Scott Rosenow is the Magnet, Technology & Arts Integration Facilitator at Battle Academy, an urban elementary school in Chattanooga, TN. He wears many hats, guiding and collaborating with teachers and administrators to integrate the multiple intelligences, technology, and the arts across the curriculum. Scott previously served for seven years as SCEA's Director of Theatre Education, responsible for the theatre elements of the professional development that SCEA designs and presents. He continues to work as a teaching artist leading residencies and mentoring classroom teachers as they integrate theatre across the curriculum.   
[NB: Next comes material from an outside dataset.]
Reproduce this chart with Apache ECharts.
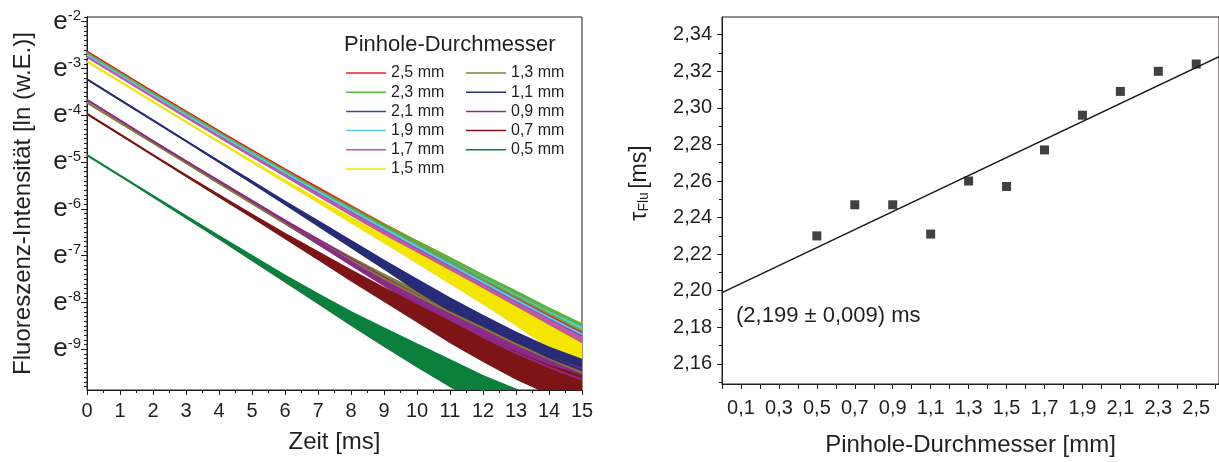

Scott has a BA in theatre from California State University Northridge, a MFA in creative drama/children's theatre from The University of Texas at Austin, and ABD in drama/theatre education from The Ohio State University. He has taught and directed high school theatre in Texas and Hawaii, and at elementary and middle schools in Ohio and Tennessee. He directed and taught summer drama programs for the Omaha Community Playhouse, Otterbein College in Westerville, Ohio, and the University of Texas at Austin. During his four years in Hawaii he was employed as an actor and drama education specialist by the Honolulu Theatre for Youth, and an adjunct professor for Chaminade University, and the  University of Hawaii - Manoa.